=== RECORDS FOR THIS TASK ===
....

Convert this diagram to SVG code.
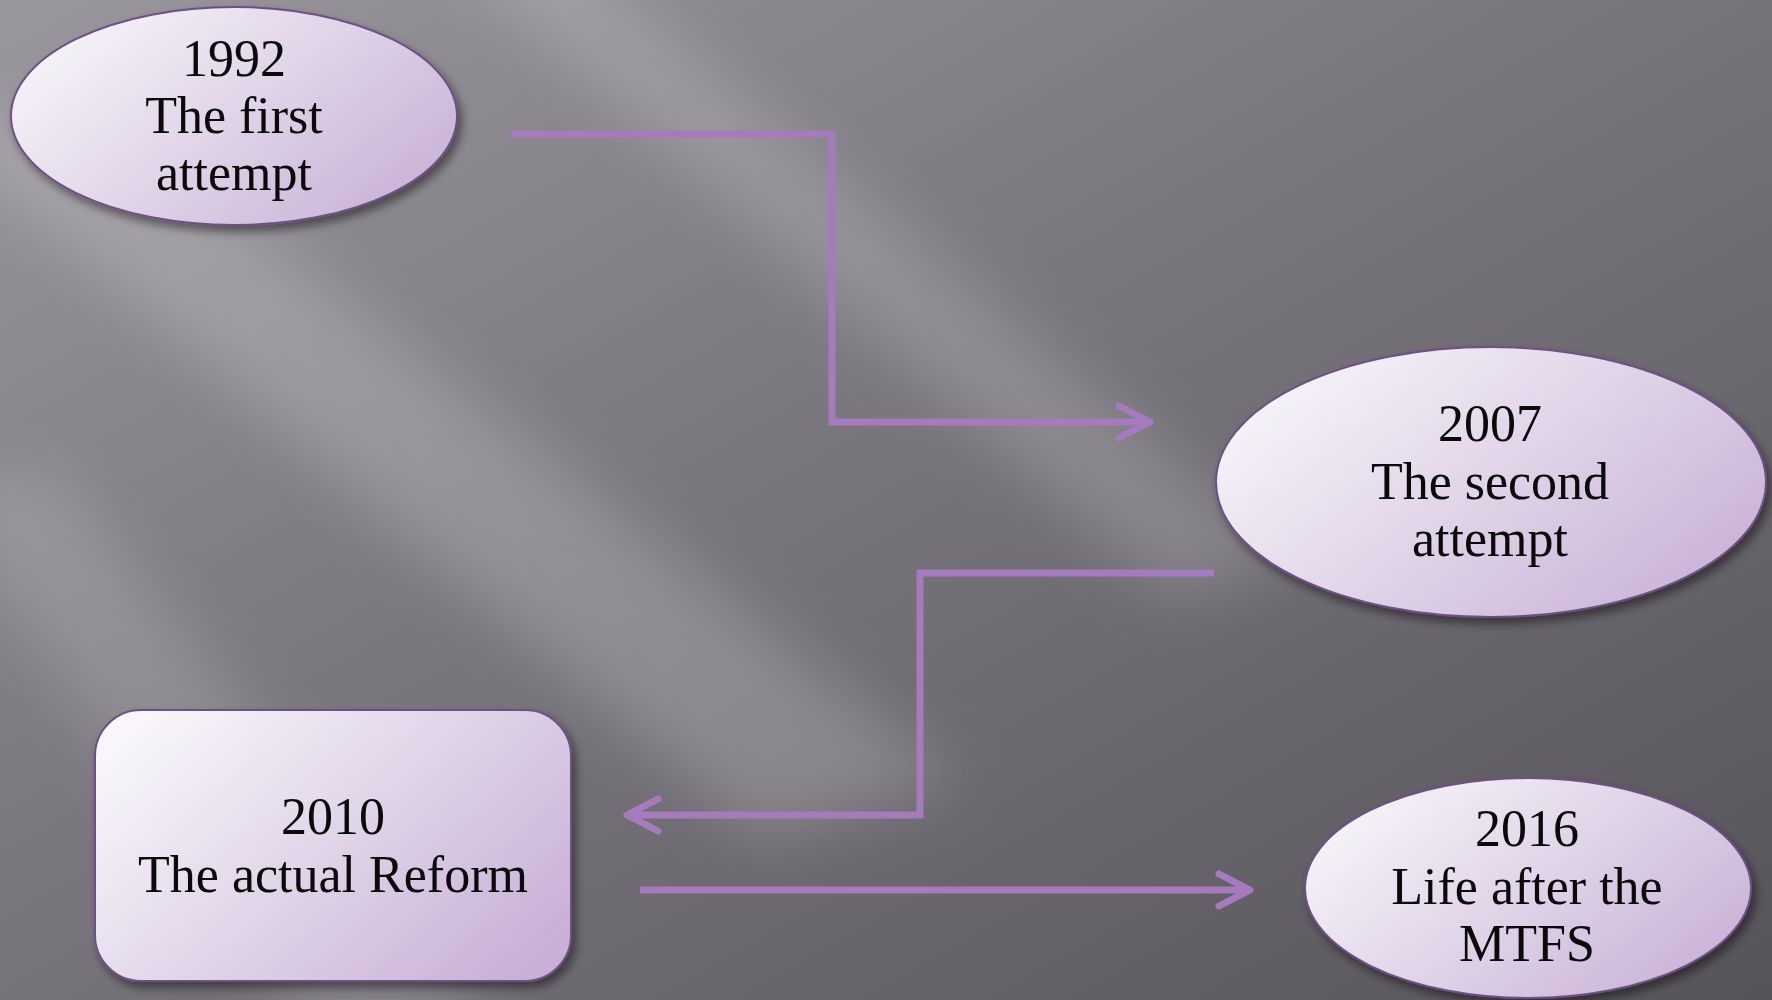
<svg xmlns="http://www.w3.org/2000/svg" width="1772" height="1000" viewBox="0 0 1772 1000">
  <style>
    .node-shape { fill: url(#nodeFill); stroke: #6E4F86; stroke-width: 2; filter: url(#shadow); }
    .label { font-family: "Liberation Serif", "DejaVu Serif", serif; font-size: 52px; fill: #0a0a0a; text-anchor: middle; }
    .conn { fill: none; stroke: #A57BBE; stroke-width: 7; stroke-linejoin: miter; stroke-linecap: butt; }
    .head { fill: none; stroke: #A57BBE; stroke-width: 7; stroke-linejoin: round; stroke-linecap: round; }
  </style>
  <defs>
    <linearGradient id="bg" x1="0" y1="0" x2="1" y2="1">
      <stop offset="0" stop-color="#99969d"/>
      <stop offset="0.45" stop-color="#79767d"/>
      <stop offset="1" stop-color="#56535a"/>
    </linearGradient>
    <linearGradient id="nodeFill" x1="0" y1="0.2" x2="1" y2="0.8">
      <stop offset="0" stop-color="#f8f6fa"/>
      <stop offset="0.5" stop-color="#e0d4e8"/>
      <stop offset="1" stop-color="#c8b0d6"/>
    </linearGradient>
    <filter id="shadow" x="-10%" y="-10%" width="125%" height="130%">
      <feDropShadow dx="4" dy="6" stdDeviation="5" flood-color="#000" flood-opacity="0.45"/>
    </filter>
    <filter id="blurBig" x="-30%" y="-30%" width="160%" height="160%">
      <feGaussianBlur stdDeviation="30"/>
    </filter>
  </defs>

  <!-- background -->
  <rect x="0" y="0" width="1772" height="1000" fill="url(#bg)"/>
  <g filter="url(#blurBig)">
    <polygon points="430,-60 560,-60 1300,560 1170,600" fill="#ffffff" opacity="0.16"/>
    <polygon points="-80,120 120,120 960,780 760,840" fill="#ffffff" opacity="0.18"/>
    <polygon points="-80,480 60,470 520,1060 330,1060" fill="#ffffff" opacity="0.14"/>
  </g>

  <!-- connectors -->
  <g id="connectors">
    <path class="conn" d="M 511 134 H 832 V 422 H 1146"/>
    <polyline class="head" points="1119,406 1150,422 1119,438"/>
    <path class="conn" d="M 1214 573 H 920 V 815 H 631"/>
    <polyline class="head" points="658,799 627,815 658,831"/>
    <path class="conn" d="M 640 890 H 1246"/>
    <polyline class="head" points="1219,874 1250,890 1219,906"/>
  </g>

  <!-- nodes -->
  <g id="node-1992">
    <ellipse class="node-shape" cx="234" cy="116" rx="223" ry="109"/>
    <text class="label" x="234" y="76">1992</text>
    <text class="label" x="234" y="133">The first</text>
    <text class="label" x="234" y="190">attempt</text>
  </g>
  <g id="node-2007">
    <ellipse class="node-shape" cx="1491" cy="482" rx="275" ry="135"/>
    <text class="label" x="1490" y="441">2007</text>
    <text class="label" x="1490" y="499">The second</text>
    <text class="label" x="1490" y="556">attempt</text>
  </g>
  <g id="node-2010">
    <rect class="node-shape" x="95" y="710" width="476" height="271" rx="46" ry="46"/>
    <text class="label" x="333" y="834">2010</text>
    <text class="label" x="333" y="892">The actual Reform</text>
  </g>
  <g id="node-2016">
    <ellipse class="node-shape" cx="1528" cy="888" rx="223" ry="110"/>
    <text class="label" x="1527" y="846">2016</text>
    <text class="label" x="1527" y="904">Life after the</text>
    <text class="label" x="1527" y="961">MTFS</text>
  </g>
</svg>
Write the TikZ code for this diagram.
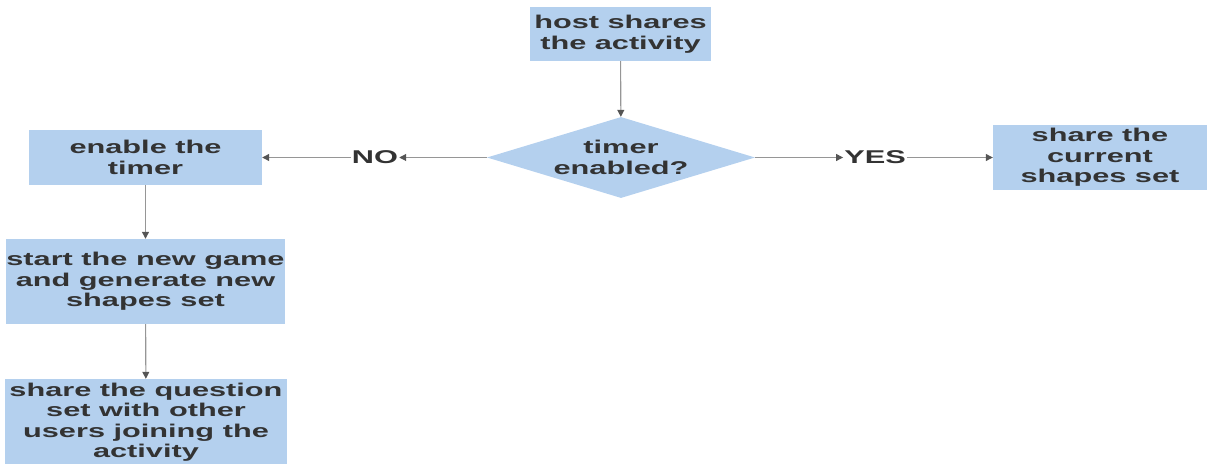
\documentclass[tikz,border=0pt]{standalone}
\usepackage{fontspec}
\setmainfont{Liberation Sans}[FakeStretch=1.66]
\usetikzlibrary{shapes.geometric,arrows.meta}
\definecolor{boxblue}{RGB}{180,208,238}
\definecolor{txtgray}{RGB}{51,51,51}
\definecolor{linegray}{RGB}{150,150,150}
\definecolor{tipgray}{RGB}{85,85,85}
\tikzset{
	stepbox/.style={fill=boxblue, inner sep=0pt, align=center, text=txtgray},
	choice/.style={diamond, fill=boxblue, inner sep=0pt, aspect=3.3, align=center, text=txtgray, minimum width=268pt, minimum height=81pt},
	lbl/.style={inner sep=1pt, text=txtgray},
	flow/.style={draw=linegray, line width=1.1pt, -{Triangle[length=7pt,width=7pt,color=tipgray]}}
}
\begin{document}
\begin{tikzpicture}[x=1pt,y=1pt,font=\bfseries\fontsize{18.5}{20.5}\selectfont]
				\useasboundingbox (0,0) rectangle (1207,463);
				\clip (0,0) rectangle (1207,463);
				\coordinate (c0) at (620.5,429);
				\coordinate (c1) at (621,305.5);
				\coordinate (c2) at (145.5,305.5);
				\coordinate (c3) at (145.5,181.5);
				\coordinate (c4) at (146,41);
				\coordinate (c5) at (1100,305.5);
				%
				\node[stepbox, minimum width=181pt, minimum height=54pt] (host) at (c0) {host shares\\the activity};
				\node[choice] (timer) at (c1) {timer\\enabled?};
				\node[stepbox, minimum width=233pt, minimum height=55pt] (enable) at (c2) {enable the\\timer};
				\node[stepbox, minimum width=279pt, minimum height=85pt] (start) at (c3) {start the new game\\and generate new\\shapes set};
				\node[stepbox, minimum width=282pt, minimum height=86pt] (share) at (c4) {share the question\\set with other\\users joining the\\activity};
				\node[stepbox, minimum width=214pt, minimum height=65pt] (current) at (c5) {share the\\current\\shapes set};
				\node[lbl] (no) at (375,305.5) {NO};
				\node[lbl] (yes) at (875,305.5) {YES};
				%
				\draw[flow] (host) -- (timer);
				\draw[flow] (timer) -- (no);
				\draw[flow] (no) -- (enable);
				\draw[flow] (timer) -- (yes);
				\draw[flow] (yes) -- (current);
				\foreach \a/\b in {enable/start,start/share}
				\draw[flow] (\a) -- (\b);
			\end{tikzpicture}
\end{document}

....

Except for the pictures, copy every line of the records above exactly.

Convert this diagram to SVG code.
<svg xmlns="http://www.w3.org/2000/svg" width="1772" height="1000" viewBox="0 0 1772 1000">
  <style>
    .node-shape { fill: url(#nodeFill); stroke: #6E4F86; stroke-width: 2; filter: url(#shadow); }
    .label { font-family: "Liberation Serif", "DejaVu Serif", serif; font-size: 52px; fill: #0a0a0a; text-anchor: middle; }
    .conn { fill: none; stroke: #A57BBE; stroke-width: 7; stroke-linejoin: miter; stroke-linecap: butt; }
    .head { fill: none; stroke: #A57BBE; stroke-width: 7; stroke-linejoin: round; stroke-linecap: round; }
  </style>
  <defs>
    <linearGradient id="bg" x1="0" y1="0" x2="1" y2="1">
      <stop offset="0" stop-color="#99969d"/>
      <stop offset="0.45" stop-color="#79767d"/>
      <stop offset="1" stop-color="#56535a"/>
    </linearGradient>
    <linearGradient id="nodeFill" x1="0" y1="0.2" x2="1" y2="0.8">
      <stop offset="0" stop-color="#f8f6fa"/>
      <stop offset="0.5" stop-color="#e0d4e8"/>
      <stop offset="1" stop-color="#c8b0d6"/>
    </linearGradient>
    <filter id="shadow" x="-10%" y="-10%" width="125%" height="130%">
      <feDropShadow dx="4" dy="6" stdDeviation="5" flood-color="#000" flood-opacity="0.45"/>
    </filter>
    <filter id="blurBig" x="-30%" y="-30%" width="160%" height="160%">
      <feGaussianBlur stdDeviation="30"/>
    </filter>
  </defs>

  <!-- background -->
  <rect x="0" y="0" width="1772" height="1000" fill="url(#bg)"/>
  <g filter="url(#blurBig)">
    <polygon points="430,-60 560,-60 1300,560 1170,600" fill="#ffffff" opacity="0.16"/>
    <polygon points="-80,120 120,120 960,780 760,840" fill="#ffffff" opacity="0.18"/>
    <polygon points="-80,480 60,470 520,1060 330,1060" fill="#ffffff" opacity="0.14"/>
  </g>

  <!-- connectors -->
  <g id="connectors">
    <path class="conn" d="M 511 134 H 832 V 422 H 1146"/>
    <polyline class="head" points="1119,406 1150,422 1119,438"/>
    <path class="conn" d="M 1214 573 H 920 V 815 H 631"/>
    <polyline class="head" points="658,799 627,815 658,831"/>
    <path class="conn" d="M 640 890 H 1246"/>
    <polyline class="head" points="1219,874 1250,890 1219,906"/>
  </g>

  <!-- nodes -->
  <g id="node-1992">
    <ellipse class="node-shape" cx="234" cy="116" rx="223" ry="109"/>
    <text class="label" x="234" y="76">1992</text>
    <text class="label" x="234" y="133">The first</text>
    <text class="label" x="234" y="190">attempt</text>
  </g>
  <g id="node-2007">
    <ellipse class="node-shape" cx="1491" cy="482" rx="275" ry="135"/>
    <text class="label" x="1490" y="441">2007</text>
    <text class="label" x="1490" y="499">The second</text>
    <text class="label" x="1490" y="556">attempt</text>
  </g>
  <g id="node-2010">
    <rect class="node-shape" x="95" y="710" width="476" height="271" rx="46" ry="46"/>
    <text class="label" x="333" y="834">2010</text>
    <text class="label" x="333" y="892">The actual Reform</text>
  </g>
  <g id="node-2016">
    <ellipse class="node-shape" cx="1528" cy="888" rx="223" ry="110"/>
    <text class="label" x="1527" y="846">2016</text>
    <text class="label" x="1527" y="904">Life after the</text>
    <text class="label" x="1527" y="961">MTFS</text>
  </g>
</svg>
Write the TikZ code for this diagram.
\documentclass[tikz,border=0pt]{standalone}
\usepackage{fontspec}
\setmainfont{Liberation Sans}[FakeStretch=1.66]
\usetikzlibrary{shapes.geometric,arrows.meta}
\definecolor{boxblue}{RGB}{180,208,238}
\definecolor{txtgray}{RGB}{51,51,51}
\definecolor{linegray}{RGB}{150,150,150}
\definecolor{tipgray}{RGB}{85,85,85}
\tikzset{
	stepbox/.style={fill=boxblue, inner sep=0pt, align=center, text=txtgray},
	choice/.style={diamond, fill=boxblue, inner sep=0pt, aspect=3.3, align=center, text=txtgray, minimum width=268pt, minimum height=81pt},
	lbl/.style={inner sep=1pt, text=txtgray},
	flow/.style={draw=linegray, line width=1.1pt, -{Triangle[length=7pt,width=7pt,color=tipgray]}}
}
\begin{document}
\begin{tikzpicture}[x=1pt,y=1pt,font=\bfseries\fontsize{18.5}{20.5}\selectfont]
				\useasboundingbox (0,0) rectangle (1207,463);
				\clip (0,0) rectangle (1207,463);
				\coordinate (c0) at (620.5,429);
				\coordinate (c1) at (621,305.5);
				\coordinate (c2) at (145.5,305.5);
				\coordinate (c3) at (145.5,181.5);
				\coordinate (c4) at (146,41);
				\coordinate (c5) at (1100,305.5);
				%
				\node[stepbox, minimum width=181pt, minimum height=54pt] (host) at (c0) {host shares\\the activity};
				\node[choice] (timer) at (c1) {timer\\enabled?};
				\node[stepbox, minimum width=233pt, minimum height=55pt] (enable) at (c2) {enable the\\timer};
				\node[stepbox, minimum width=279pt, minimum height=85pt] (start) at (c3) {start the new game\\and generate new\\shapes set};
				\node[stepbox, minimum width=282pt, minimum height=86pt] (share) at (c4) {share the question\\set with other\\users joining the\\activity};
				\node[stepbox, minimum width=214pt, minimum height=65pt] (current) at (c5) {share the\\current\\shapes set};
				\node[lbl] (no) at (375,305.5) {NO};
				\node[lbl] (yes) at (875,305.5) {YES};
				%
				\draw[flow] (host) -- (timer);
				\draw[flow] (timer) -- (no);
				\draw[flow] (no) -- (enable);
				\draw[flow] (timer) -- (yes);
				\draw[flow] (yes) -- (current);
				\foreach \a/\b in {enable/start,start/share}
				\draw[flow] (\a) -- (\b);
			\end{tikzpicture}
\end{document}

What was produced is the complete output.